§ **THE EXERCISE**: Copy out all the lines exactly. Omit pictures.
-- START DATA --
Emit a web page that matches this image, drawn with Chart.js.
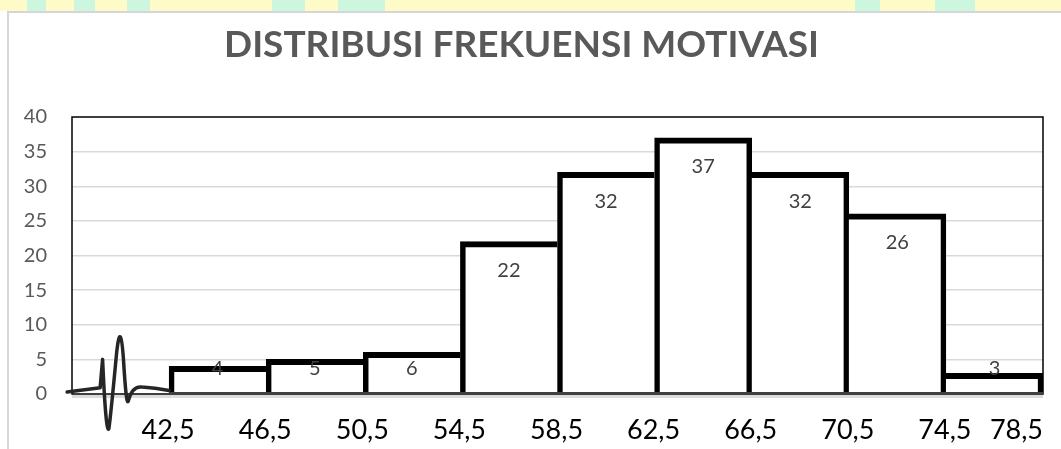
<!DOCTYPE html>
<html>
<head>
<meta charset="utf-8">
<script src="https://cdn.jsdelivr.net/npm/chart.js@4"></script>
<style>
  body { margin: 0; background: #fff; overflow: hidden; }
  #strip {
    position: absolute; left: 0; top: 0; width: 1061px; height: 11px;
    background: linear-gradient(90deg,
      #fffbc9 27px, #cdf6df 27px, #cdf6df 46px, #fffbc9 46px,
      #fffbc9 74px, #cdf6df 74px, #cdf6df 95px, #fffbc9 95px,
      #fffbc9 127px, #cdf6df 127px, #cdf6df 150px, #fffbc9 150px,
      #fffbc9 272px, #cdf6df 272px, #cdf6df 305px, #fffbc9 305px,
      #fffbc9 338px, #cdf6df 338px, #cdf6df 385px, #fffbc9 385px,
      #fffbc9 855px, #cdf6df 855px, #cdf6df 880px, #fffbc9 880px,
      #fffbc9 935px, #cdf6df 935px, #cdf6df 975px, #fffbc9 975px);
  }
  #box {
    position: absolute; left: 7px; top: 11px; width: 1100px; height: 500px;
    border-left: 2px solid #d6d6d6; border-top: 2px solid #d6d6d6; background: #fff;
  }
  #wrap { position: absolute; left: 0; top: 0; width: 1061px; height: 449px; }
</style>
</head>
<body>
<div id="strip"></div>
<div id="box"></div>
<div id="wrap"><canvas id="chart"></canvas></div>
<script>
// class boundaries shown under the bars
const classBounds = ["42,5", "46,5", "50,5", "54,5", "58,5", "62,5", "66,5", "70,5", "74,5", "78,5"];
// class intervals (first slot left empty for the axis break)
const categories = ["", "42,5-46,5", "46,5-50,5", "50,5-54,5", "54,5-58,5", "58,5-62,5",
  "62,5-66,5", "66,5-70,5", "70,5-74,5", "74,5-78,5"];
const frekuensi = [4, 5, 6, 22, 32, 37, 32, 26, 3];
const yTicks = [0, 5, 10, 15, 20, 25, 30, 35, 40];

const values = [null].concat(frekuensi);
const FONT = "Lato";

// side borders: the taller neighbour draws the shared edge
function barBorder(ctx) {
  const i = ctx.dataIndex;
  const v = values[i] || 0;
  const prev = values[i - 1] || 0;
  const next = values[i + 1] || 0;
  return {
    top: 6,
    bottom: 0,
    left: v >= prev ? 5.5 : 0,
    right: (i === values.length - 1 || v > next) ? 5.5 : 0,
  };
}

const extras = {
  id: "extras",
  beforeDatasetsDraw(chart) {
    const { ctx, chartArea: a } = chart;
    ctx.save();
    // plot area frame
    ctx.strokeStyle = "#000";
    ctx.lineWidth = 1.5;
    ctx.strokeRect(a.left, a.top, a.right - a.left, a.bottom - a.top);
    // soft shadow under the axis
    ctx.strokeStyle = "#dcdcdc";
    ctx.lineWidth = 3;
    ctx.beginPath();
    ctx.moveTo(a.left, a.bottom + 2.5);
    ctx.lineTo(a.right, a.bottom + 2.5);
    ctx.stroke();
    ctx.restore();
  },
  afterDatasetsDraw(chart) {
    const { ctx, chartArea: a } = chart;
    const x = chart.scales.x, y = chart.scales.y;
    const w = x.getPixelForValue(1) - x.getPixelForValue(0);
    const base = y.getPixelForValue(0);
    ctx.save();

    // axis line under the bars
    ctx.strokeStyle = "#404040";
    ctx.lineWidth = 2;
    ctx.beginPath();
    ctx.moveTo(x.getPixelForValue(1) - w / 2, base - 1);
    ctx.lineTo(a.right, base - 1);
    ctx.stroke();

    // axis break squiggle in the empty first slot
    const left = x.getPixelForValue(0) - w / 2;
    const pt = (fx, v) => [left + fx * w, y.getPixelForValue(v)];
    ctx.strokeStyle = "#262626";
    ctx.lineWidth = 3.5;
    ctx.lineJoin = "round";
    ctx.lineCap = "round";
    ctx.beginPath();
    ctx.moveTo(...pt(-0.05, 0.3));
    ctx.lineTo(...pt(0.29, 0.9));
    ctx.lineTo(...pt(0.315, 5));
    ctx.quadraticCurveTo(...pt(0.35, -6), ...pt(0.38, -5));
    ctx.quadraticCurveTo(...pt(0.40, -3), ...pt(0.46, 6));
    ctx.quadraticCurveTo(...pt(0.50, 11), ...pt(0.53, 5));
    ctx.quadraticCurveTo(...pt(0.56, -2), ...pt(0.58, -1));
    ctx.quadraticCurveTo(...pt(0.62, 1.2), ...pt(0.72, 1));
    ctx.quadraticCurveTo(...pt(0.85, 0.9), ...pt(1.0, 0.5));
    ctx.stroke();

    // value labels
    ctx.fillStyle = "#404040";
    ctx.font = "20px " + FONT;
    ctx.textAlign = "center";
    ctx.textBaseline = "middle";
    values.forEach((v, i) => {
      if (v == null) return;
      const top = y.getPixelForValue(v);
      ctx.fillText(String(v), x.getPixelForValue(i), Math.min(top + 29, base - 25));
    });

    // class boundary labels
    ctx.fillStyle = "#000";
    ctx.font = "27px " + FONT;
    classBounds.forEach((t, k) => {
      const edge = x.getPixelForValue(k + 1) - w / 2;
      if (k === classBounds.length - 1) {
        ctx.textAlign = "right";
        ctx.fillText(t, a.right, a.bottom + 36);
      } else {
        ctx.textAlign = "center";
        ctx.fillText(t, edge - 1, a.bottom + 36);
      }
    });
    ctx.restore();
  },
};

new Chart(document.getElementById("chart"), {
  type: "bar",
  data: {
    labels: categories,
    datasets: [{
      label: "Frekuensi",
      data: values,
      backgroundColor: "#fff",
      borderColor: "#000",
      borderWidth: barBorder,
      borderSkipped: false,
      barPercentage: 1,
      categoryPercentage: 1,
    }],
  },
  options: {
    responsive: true,
    maintainAspectRatio: false,
    animation: false,
    layout: { padding: { left: 0, right: 18, top: 0, bottom: 0 } },
    plugins: {
      legend: { display: false },
      tooltip: { enabled: false },
      title: {
        display: true,
        text: "DISTRIBUSI FREKUENSI MOTIVASI",
        color: "#595959",
        font: { family: FONT, size: 37, weight: "bold", lineHeight: 1.2 },
        padding: { top: 23, bottom: 49.6 },
      },
    },
    scales: {
      x: {
        grid: { display: false },
        border: { display: false },
        ticks: { display: false },
        afterFit(scale) { scale.height = 55; },
      },
      y: {
        min: 0,
        max: 40,
        afterBuildTicks(scale) { scale.ticks = yTicks.map(v => ({ value: v })); },
        afterFit(scale) { scale.width = 72; },
        border: { display: false },
        grid: {
          drawTicks: false,
          lineWidth: 1.5,
          color: c => (c.tick && (c.tick.value === 0 || c.tick.value === 40)) ? "rgba(0,0,0,0)" : "#d9d9d9",
        },
        ticks: {
          padding: 25,
          color: "#595959",
          font: { family: FONT, size: 20 },
        },
      },
    },
  },
  plugins: [extras],
});
</script>
</body>
</html>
-- END DATA --
§ **SOLVED EXERCISE**:
Emit a web page that matches this image, drawn with Chart.js.
<!DOCTYPE html>
<html>
<head>
<meta charset="utf-8">
<script src="https://cdn.jsdelivr.net/npm/chart.js@4"></script>
<style>
  body { margin: 0; background: #fff; overflow: hidden; }
  #strip {
    position: absolute; left: 0; top: 0; width: 1061px; height: 11px;
    background: linear-gradient(90deg,
      #fffbc9 27px, #cdf6df 27px, #cdf6df 46px, #fffbc9 46px,
      #fffbc9 74px, #cdf6df 74px, #cdf6df 95px, #fffbc9 95px,
      #fffbc9 127px, #cdf6df 127px, #cdf6df 150px, #fffbc9 150px,
      #fffbc9 272px, #cdf6df 272px, #cdf6df 305px, #fffbc9 305px,
      #fffbc9 338px, #cdf6df 338px, #cdf6df 385px, #fffbc9 385px,
      #fffbc9 855px, #cdf6df 855px, #cdf6df 880px, #fffbc9 880px,
      #fffbc9 935px, #cdf6df 935px, #cdf6df 975px, #fffbc9 975px);
  }
  #box {
    position: absolute; left: 7px; top: 11px; width: 1100px; height: 500px;
    border-left: 2px solid #d6d6d6; border-top: 2px solid #d6d6d6; background: #fff;
  }
  #wrap { position: absolute; left: 0; top: 0; width: 1061px; height: 449px; }
</style>
</head>
<body>
<div id="strip"></div>
<div id="box"></div>
<div id="wrap"><canvas id="chart"></canvas></div>
<script>
// class boundaries shown under the bars
const classBounds = ["42,5", "46,5", "50,5", "54,5", "58,5", "62,5", "66,5", "70,5", "74,5", "78,5"];
// class intervals (first slot left empty for the axis break)
const categories = ["", "42,5-46,5", "46,5-50,5", "50,5-54,5", "54,5-58,5", "58,5-62,5",
  "62,5-66,5", "66,5-70,5", "70,5-74,5", "74,5-78,5"];
const frekuensi = [4, 5, 6, 22, 32, 37, 32, 26, 3];
const yTicks = [0, 5, 10, 15, 20, 25, 30, 35, 40];

const values = [null].concat(frekuensi);
const FONT = "Lato";

// side borders: the taller neighbour draws the shared edge
function barBorder(ctx) {
  const i = ctx.dataIndex;
  const v = values[i] || 0;
  const prev = values[i - 1] || 0;
  const next = values[i + 1] || 0;
  return {
    top: 6,
    bottom: 0,
    left: v >= prev ? 5.5 : 0,
    right: (i === values.length - 1 || v > next) ? 5.5 : 0,
  };
}

const extras = {
  id: "extras",
  beforeDatasetsDraw(chart) {
    const { ctx, chartArea: a } = chart;
    ctx.save();
    // plot area frame
    ctx.strokeStyle = "#000";
    ctx.lineWidth = 1.5;
    ctx.strokeRect(a.left, a.top, a.right - a.left, a.bottom - a.top);
    // soft shadow under the axis
    ctx.strokeStyle = "#dcdcdc";
    ctx.lineWidth = 3;
    ctx.beginPath();
    ctx.moveTo(a.left, a.bottom + 2.5);
    ctx.lineTo(a.right, a.bottom + 2.5);
    ctx.stroke();
    ctx.restore();
  },
  afterDatasetsDraw(chart) {
    const { ctx, chartArea: a } = chart;
    const x = chart.scales.x, y = chart.scales.y;
    const w = x.getPixelForValue(1) - x.getPixelForValue(0);
    const base = y.getPixelForValue(0);
    ctx.save();

    // axis line under the bars
    ctx.strokeStyle = "#404040";
    ctx.lineWidth = 2;
    ctx.beginPath();
    ctx.moveTo(x.getPixelForValue(1) - w / 2, base - 1);
    ctx.lineTo(a.right, base - 1);
    ctx.stroke();

    // axis break squiggle in the empty first slot
    const left = x.getPixelForValue(0) - w / 2;
    const pt = (fx, v) => [left + fx * w, y.getPixelForValue(v)];
    ctx.strokeStyle = "#262626";
    ctx.lineWidth = 3.5;
    ctx.lineJoin = "round";
    ctx.lineCap = "round";
    ctx.beginPath();
    ctx.moveTo(...pt(-0.05, 0.3));
    ctx.lineTo(...pt(0.29, 0.9));
    ctx.lineTo(...pt(0.315, 5));
    ctx.quadraticCurveTo(...pt(0.35, -6), ...pt(0.38, -5));
    ctx.quadraticCurveTo(...pt(0.40, -3), ...pt(0.46, 6));
    ctx.quadraticCurveTo(...pt(0.50, 11), ...pt(0.53, 5));
    ctx.quadraticCurveTo(...pt(0.56, -2), ...pt(0.58, -1));
    ctx.quadraticCurveTo(...pt(0.62, 1.2), ...pt(0.72, 1));
    ctx.quadraticCurveTo(...pt(0.85, 0.9), ...pt(1.0, 0.5));
    ctx.stroke();

    // value labels
    ctx.fillStyle = "#404040";
    ctx.font = "20px " + FONT;
    ctx.textAlign = "center";
    ctx.textBaseline = "middle";
    values.forEach((v, i) => {
      if (v == null) return;
      const top = y.getPixelForValue(v);
      ctx.fillText(String(v), x.getPixelForValue(i), Math.min(top + 29, base - 25));
    });

    // class boundary labels
    ctx.fillStyle = "#000";
    ctx.font = "27px " + FONT;
    classBounds.forEach((t, k) => {
      const edge = x.getPixelForValue(k + 1) - w / 2;
      if (k === classBounds.length - 1) {
        ctx.textAlign = "right";
        ctx.fillText(t, a.right, a.bottom + 36);
      } else {
        ctx.textAlign = "center";
        ctx.fillText(t, edge - 1, a.bottom + 36);
      }
    });
    ctx.restore();
  },
};

new Chart(document.getElementById("chart"), {
  type: "bar",
  data: {
    labels: categories,
    datasets: [{
      label: "Frekuensi",
      data: values,
      backgroundColor: "#fff",
      borderColor: "#000",
      borderWidth: barBorder,
      borderSkipped: false,
      barPercentage: 1,
      categoryPercentage: 1,
    }],
  },
  options: {
    responsive: true,
    maintainAspectRatio: false,
    animation: false,
    layout: { padding: { left: 0, right: 18, top: 0, bottom: 0 } },
    plugins: {
      legend: { display: false },
      tooltip: { enabled: false },
      title: {
        display: true,
        text: "DISTRIBUSI FREKUENSI MOTIVASI",
        color: "#595959",
        font: { family: FONT, size: 37, weight: "bold", lineHeight: 1.2 },
        padding: { top: 23, bottom: 49.6 },
      },
    },
    scales: {
      x: {
        grid: { display: false },
        border: { display: false },
        ticks: { display: false },
        afterFit(scale) { scale.height = 55; },
      },
      y: {
        min: 0,
        max: 40,
        afterBuildTicks(scale) { scale.ticks = yTicks.map(v => ({ value: v })); },
        afterFit(scale) { scale.width = 72; },
        border: { display: false },
        grid: {
          drawTicks: false,
          lineWidth: 1.5,
          color: c => (c.tick && (c.tick.value === 0 || c.tick.value === 40)) ? "rgba(0,0,0,0)" : "#d9d9d9",
        },
        ticks: {
          padding: 25,
          color: "#595959",
          font: { family: FONT, size: 20 },
        },
      },
    },
  },
  plugins: [extras],
});
</script>
</body>
</html>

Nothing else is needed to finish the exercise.